• Problem description:
Leave out every picture, then output exactly the lines between the ones holding "Write a Python" and "import pandas as pd", inclusive, and nothing beyond them.
╭─ Data shown
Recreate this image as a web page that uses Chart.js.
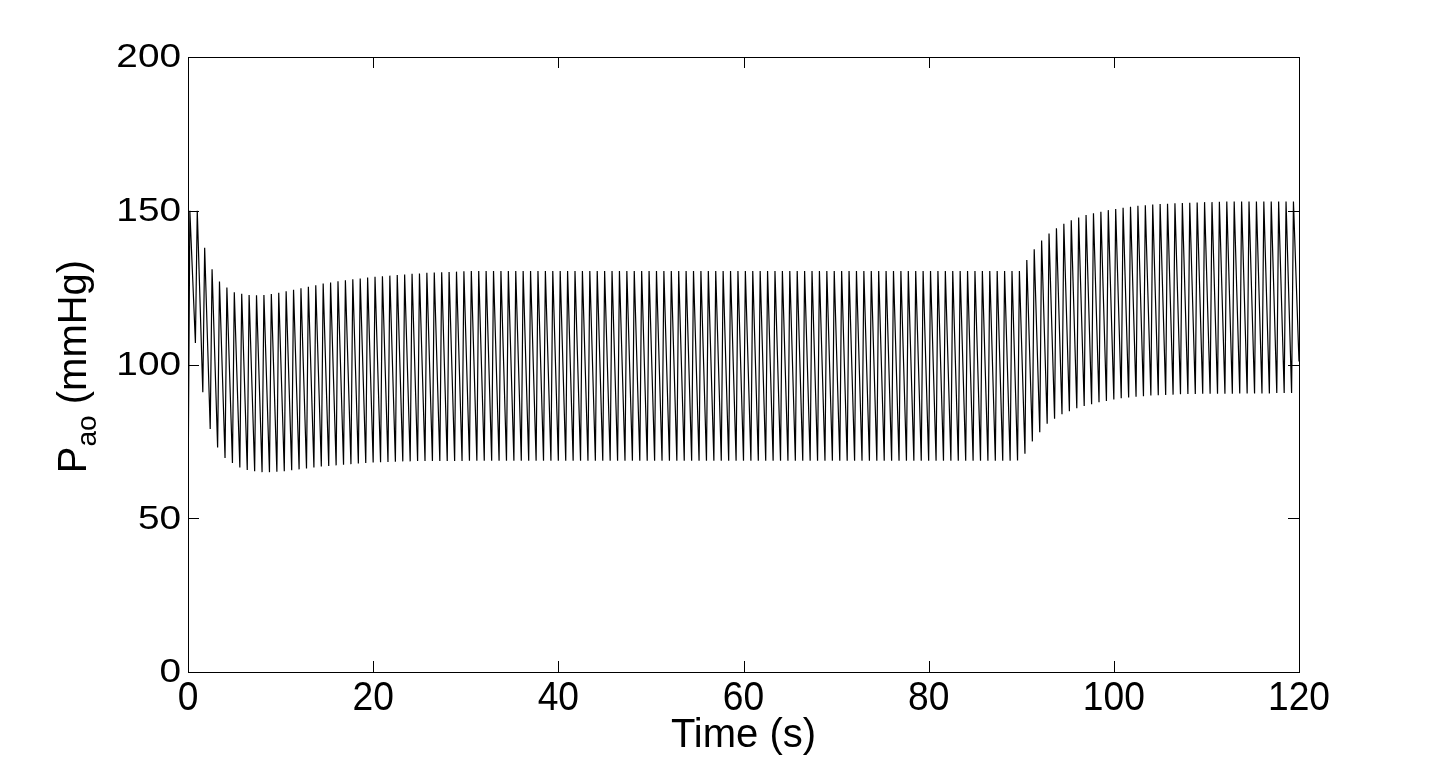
╰─
╭─ Data shown
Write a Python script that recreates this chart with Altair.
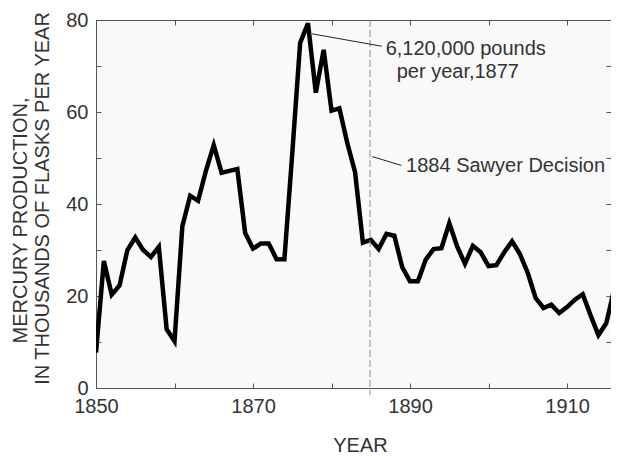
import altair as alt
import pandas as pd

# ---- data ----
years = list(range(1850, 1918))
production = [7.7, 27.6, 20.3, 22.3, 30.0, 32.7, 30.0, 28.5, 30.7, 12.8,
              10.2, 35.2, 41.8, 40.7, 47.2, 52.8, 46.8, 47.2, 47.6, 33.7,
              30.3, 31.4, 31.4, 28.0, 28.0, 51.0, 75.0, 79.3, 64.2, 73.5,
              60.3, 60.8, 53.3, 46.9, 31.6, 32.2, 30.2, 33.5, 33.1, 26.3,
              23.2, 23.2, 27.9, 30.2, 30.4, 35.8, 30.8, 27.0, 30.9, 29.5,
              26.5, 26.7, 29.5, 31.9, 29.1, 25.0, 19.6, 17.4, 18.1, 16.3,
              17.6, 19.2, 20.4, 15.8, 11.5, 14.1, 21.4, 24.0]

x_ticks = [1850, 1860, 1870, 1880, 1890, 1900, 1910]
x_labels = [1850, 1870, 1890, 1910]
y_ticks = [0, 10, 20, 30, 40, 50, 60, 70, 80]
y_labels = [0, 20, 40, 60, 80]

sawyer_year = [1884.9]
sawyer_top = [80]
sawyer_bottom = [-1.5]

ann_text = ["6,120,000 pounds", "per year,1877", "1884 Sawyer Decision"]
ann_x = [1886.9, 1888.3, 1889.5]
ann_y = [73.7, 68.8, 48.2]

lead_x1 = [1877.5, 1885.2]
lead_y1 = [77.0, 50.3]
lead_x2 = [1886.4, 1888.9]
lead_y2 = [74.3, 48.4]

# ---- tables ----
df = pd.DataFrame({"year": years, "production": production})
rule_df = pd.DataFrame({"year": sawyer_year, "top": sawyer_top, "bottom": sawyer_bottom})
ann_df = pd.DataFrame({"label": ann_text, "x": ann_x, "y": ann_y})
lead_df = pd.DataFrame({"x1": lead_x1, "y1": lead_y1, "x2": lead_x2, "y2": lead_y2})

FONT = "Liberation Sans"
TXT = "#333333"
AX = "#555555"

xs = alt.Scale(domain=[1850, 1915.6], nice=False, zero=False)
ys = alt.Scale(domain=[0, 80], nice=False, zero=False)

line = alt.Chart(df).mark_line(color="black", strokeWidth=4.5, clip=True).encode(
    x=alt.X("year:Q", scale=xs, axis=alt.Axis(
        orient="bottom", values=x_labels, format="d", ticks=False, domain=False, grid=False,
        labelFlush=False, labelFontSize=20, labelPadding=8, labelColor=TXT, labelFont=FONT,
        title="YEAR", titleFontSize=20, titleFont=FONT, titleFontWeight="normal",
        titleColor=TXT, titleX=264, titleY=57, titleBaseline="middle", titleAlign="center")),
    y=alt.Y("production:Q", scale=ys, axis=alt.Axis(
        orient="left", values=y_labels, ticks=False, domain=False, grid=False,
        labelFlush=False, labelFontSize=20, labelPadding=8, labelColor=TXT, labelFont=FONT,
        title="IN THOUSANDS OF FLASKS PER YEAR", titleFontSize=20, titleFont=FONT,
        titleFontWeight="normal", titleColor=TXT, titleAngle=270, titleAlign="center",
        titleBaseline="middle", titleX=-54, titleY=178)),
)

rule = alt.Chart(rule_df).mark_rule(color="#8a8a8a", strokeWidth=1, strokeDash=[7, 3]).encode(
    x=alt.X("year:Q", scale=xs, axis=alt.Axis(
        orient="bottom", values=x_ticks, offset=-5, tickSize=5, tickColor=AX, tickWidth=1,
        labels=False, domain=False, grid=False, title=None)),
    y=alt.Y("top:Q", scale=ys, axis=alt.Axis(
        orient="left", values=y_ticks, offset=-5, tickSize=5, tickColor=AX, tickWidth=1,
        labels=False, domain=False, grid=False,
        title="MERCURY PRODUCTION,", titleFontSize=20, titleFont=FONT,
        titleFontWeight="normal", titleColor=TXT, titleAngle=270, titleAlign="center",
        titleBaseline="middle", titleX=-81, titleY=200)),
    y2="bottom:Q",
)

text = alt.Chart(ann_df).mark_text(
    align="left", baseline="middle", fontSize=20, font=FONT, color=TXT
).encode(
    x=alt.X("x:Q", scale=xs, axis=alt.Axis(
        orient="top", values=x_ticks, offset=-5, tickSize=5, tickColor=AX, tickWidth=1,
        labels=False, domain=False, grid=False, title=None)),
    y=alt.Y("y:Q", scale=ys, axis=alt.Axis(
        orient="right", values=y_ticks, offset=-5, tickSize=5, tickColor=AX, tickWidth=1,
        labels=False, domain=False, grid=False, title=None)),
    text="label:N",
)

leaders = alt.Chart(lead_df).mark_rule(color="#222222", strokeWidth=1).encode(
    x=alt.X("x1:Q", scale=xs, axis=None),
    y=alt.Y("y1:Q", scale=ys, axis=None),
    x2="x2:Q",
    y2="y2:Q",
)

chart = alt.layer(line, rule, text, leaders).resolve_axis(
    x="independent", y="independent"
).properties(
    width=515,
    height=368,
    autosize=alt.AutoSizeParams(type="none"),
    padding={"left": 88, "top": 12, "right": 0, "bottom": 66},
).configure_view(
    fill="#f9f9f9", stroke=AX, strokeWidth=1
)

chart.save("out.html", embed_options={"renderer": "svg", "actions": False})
╰─
• Response to this exercise:
Write a Python script that recreates this chart with Altair.
import altair as alt
import pandas as pd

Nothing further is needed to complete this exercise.